How Depreciation can Affect the Environment and Investment Decisions
How Depreciation can Affect the Environment and Investment Decisions
How Depreciation can Affect the Environment and Investment Decisions
The new buzz word in business today is green technology. The number of firms that have started in the last few years that work with green technology is staggering, from solar manufacturing to installation, to geo-thermal heating and cooling systems to LED lighting systems to solar hot water systems to firms that specialize in LEED administration. Both State and Federal Government has gotten involved, both offer incentives to use green technology. The federal government allows you to deduct the cost of the system from your taxes resulting in a lower tax burden, States offers vary but can also result in significant savings. Focusing on the Federal Incentive of reducing taxes brings in the tax accountants. The calculation of the tax savings from the purchase of the equipment is straight forward; if the system cost $1,000,000 you can receive a rebate of 30% of the cost of the system when you file your taxes or $300,000 in the above example. This deduction results in the actual cost of the system being $700,000. The return on the investment (ROI) is more attractive because of the cost of the system has been reduced. There is one other deduction the firm can take on the green system, it can be depreciated.

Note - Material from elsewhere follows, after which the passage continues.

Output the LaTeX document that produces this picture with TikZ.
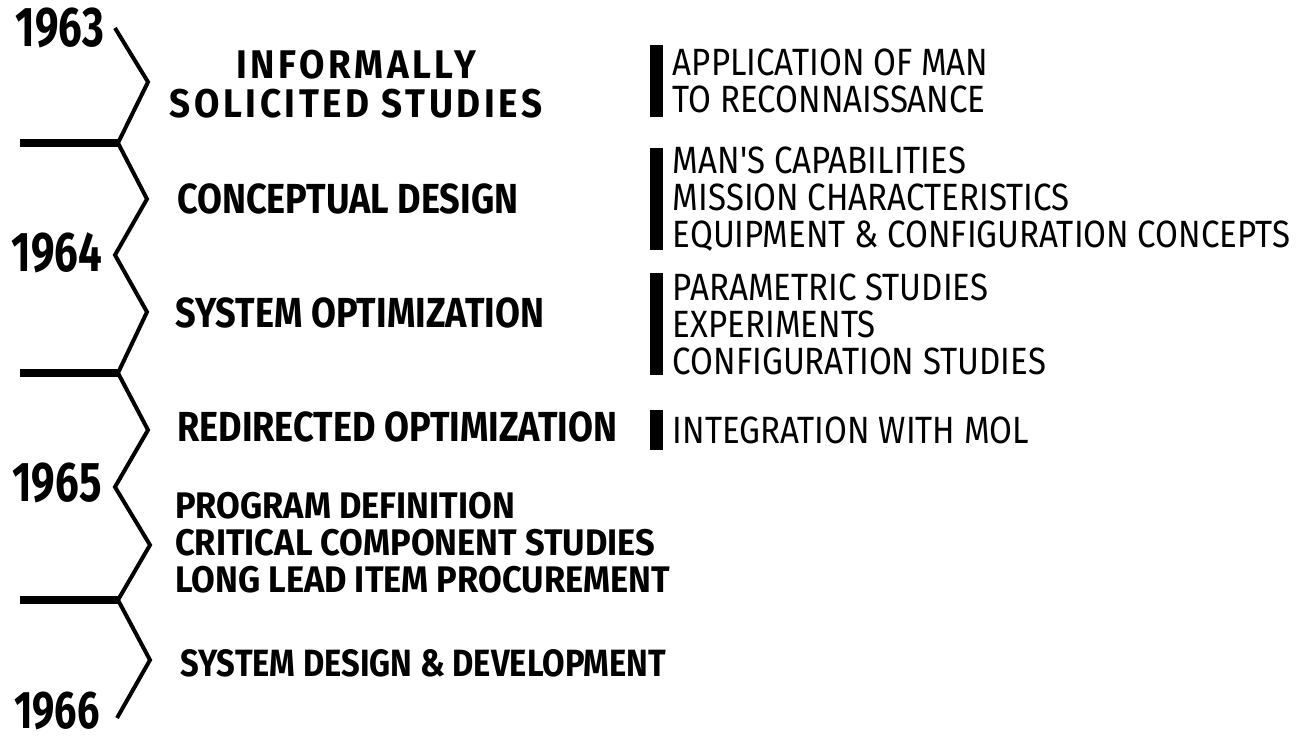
\documentclass[tikz,border=0pt]{standalone}
\usepackage{fontspec}
\newfontfamily\phasefont{Fira Sans}[FakeStretch=0.86]
\newfontfamily\widefont{Fira Sans}[FakeStretch=0.92, LetterSpace=9]
\newfontfamily\defnfont{Fira Sans}[FakeStretch=0.93]
\newfontfamily\yearfont{Fira Sans}[FakeStretch=0.75]
\newfontfamily\notefont{Fira Sans}[FakeStretch=0.87]
\usetikzlibrary{positioning}

\begin{document}
\begin{tikzpicture}[
  x=1pt, y=-1pt,
  timeline/.style={
    line width=4pt,
    line join=miter,
    draw=black
  },
  yearbar/.style={
    line width=8pt,
    draw=black
  },
  year/.style={
    inner sep=0pt,
    font=\yearfont\bfseries\fontsize{56}{60}\selectfont
  },
  phase/.style={
    anchor=west,
    align=left,
    inner sep=0pt,
    font=\phasefont\bfseries\fontsize{42}{42}\selectfont
  },
  notebar/.style={
    rectangle,
    fill=black,
    inner sep=0pt,
    minimum width=13pt
  },
  note/.style={
    anchor=west,
    align=left,
    inner sep=0pt,
    font=\notefont\fontsize{38}{37}\selectfont
  }]
  \useasboundingbox (0,0) rectangle (1307,746);

  % the zigzag time line
  \coordinate (p0) at (115,28);
  \coordinate (p1) at (148,82);
  \coordinate (j1) at (118,143);
  \coordinate (p2) at (147,199);
  \coordinate (p3) at (115,255);
  \coordinate (p4) at (147,312);
  \coordinate (j2) at (118,373);
  \coordinate (p5) at (148,430);
  \coordinate (p6) at (115,487);
  \coordinate (p7) at (150,545);
  \coordinate (j3) at (118,600);
  \coordinate (p8) at (150,660);
  \coordinate (p9) at (117,718);
  \coordinate (b1) at (20,143);
  \coordinate (b2) at (20,373);
  \coordinate (b3) at (20,600);
  \draw[timeline] (p0) -- (p1) -- (j1) -- (p2) -- (p3) -- (p4) -- (j2)
    -- (p5) -- (p6) -- (p7) -- (j3) -- (p8) -- (p9);
  \draw[yearbar] (b1) -- (j1);
  \draw[yearbar] (b2) -- (j2);
  \draw[yearbar] (b3) -- (j3);

  \node[year] (y1963) at (60,28) {1963};
  \node[year] (y1964) at (57,253) {1964};
  \node[year] (y1965) at (57,483) {1965};
  \node[year, font=\yearfont\bfseries\fontsize{53}{56}\selectfont] (y1966) at (57,711) {1966};

  % phases
  \node[phase, anchor=center, align=center, font=\widefont\bfseries\fontsize{40}{39}\selectfont]
    (informal) at (356,84) {INFORMALLY\\SOLICITED STUDIES};
  \node[phase] (concept) at (177,199) {CONCEPTUAL DESIGN};
  \node[phase] (optim) at (175,313) {SYSTEM OPTIMIZATION};
  \node[phase] (redirect) at (177,427) {REDIRECTED OPTIMIZATION};
  \node[phase, font=\defnfont\bfseries\fontsize{37}{37}\selectfont] (define) at (175,543)
    {PROGRAM DEFINITION\\CRITICAL COMPONENT STUDIES\\LONG LEAD ITEM PROCUREMENT};
  \node[phase, font=\phasefont\bfseries\fontsize{38}{38}\selectfont] (develop) at (180,663) {SYSTEM DESIGN \& DEVELOPMENT};

  % notes
  \node[notebar, minimum height=72pt] (bar1) at (656,81) {};
  \node[note, right=10pt of bar1] (note1) {APPLICATION OF MAN\\TO RECONNAISSANCE};
  \node[notebar, minimum height=102pt] (bar2) at (656,199) {};
  \node[note, right=10pt of bar2] (note2) {MAN'S CAPABILITIES\\MISSION CHARACTERISTICS\\EQUIPMENT \& CONFIGURATION CONCEPTS};
  \node[notebar, minimum height=102pt] (bar3) at (656,324) {};
  \node[note, right=10pt of bar3] (note3) {PARAMETRIC STUDIES\\EXPERIMENTS\\CONFIGURATION STUDIES};
  \node[notebar, minimum height=40pt] (bar4) at (656,430) {};
  \node[note, right=10pt of bar4] (note4) {INTEGRATION WITH MOL};
\end{tikzpicture}
\end{document}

Depreciation is the using up of an asset over time; it is part of the matching principal of accounting that recognizes the use of an asset to produce income. The use of depreciation in calculating the ROI for a solar system can be substantial. There are two primary ways to calculate depreciation, straight line depreciation and double declining balance depreciation. The government in the Tax Reform Act of 1986 developed the Modified Accelerated Cost Recovery System (MACRS) which dictates the length of time you can use to calculate depreciation and solar systems are classified as 5 years. In both methods of calculating depreciation you need three pieces of information, the purchase price, the useful life and the salvage value. You know the purchase price at the start, the government has given you the useful life of 5 years and you know when the systems life is over there will not be any salvage value. Straight line depreciation takes the net between purchase price and salvage value and divides by the useful life, in our solar example you would depreciation $1,000,000 over 5 years or $200,000 a year, a 20% depreciation rate. The calculation for double declining balance utilizes the same information but allows you to depreciate the full value at the beginning, since our system will have no salvage value at the end this fact does not come into account in our calculations. The other difference is you can us double the straight line rate of depreciation or in our case 40%. Over the course of the 5 years both methods will result in a full depreciation of $1,000,000 but the double declining balance method allows you to take the deductions sooner.
For the tax advantages and based on the MACRS requirements all companies will use the double declining balance method of depreciation and follow the depreciation tables the IRS has developed. Since a dollar saved today will be worth more now than a dollar saved 5 years from now this methods provides tax saves as compared to the straight line depreciation. This is because it is expected that over the next 5 years there will be some inflation, whether it is 1% or 10% a year or somewhere in between, if the dollar you saved in year one was invested you would have more than the $1 saved in year 5. Using the solar example and comparing the two depreciation methods assuming a cost of money at an annual rate of 5% and a tax rate of 30% has the following affect on a solar systems' ROI.
Straight Line Depreciation would allow for a $200,000 a year write-off saving $60,000 in taxes, which in present values over the 5 years would be worth about $254,000 while using the double declining balance method the write off would be worth about $262,500. The extra $8,500 that is saved using the double declining method is about a 3.5% increase in the amount of tax savings. This savings increases the ROI of the $1,000,000 invested in the solar system by almost 1%.
The affect of using the tax credit for the solar system combined with the double depreciation write-off results in a true cost of net capital cost of $437,500 for a $1,000,000 system. If the system saved $50,000 a year in electric cost the ROI went from 5% to 7.14% with the tax credit to 11.4% with the depreciation write-off. Many firms would not invest the $1,000,000 for either the 5% or 7.14% return but would for an investment earning over 11%. Therefore the ability to utilize depreciation is helping to improve our environment.
Currently one of the problems with the governments' investment tax incentives is non-profit institutions, which do not have any taxes, cannot take advantage of either of these tax credits. This leaves them either working to try to sell off the tax credits which they will not be able to get a dollar for dollar sale or to only be able to compare the 5% ROI on an investment in a solar system.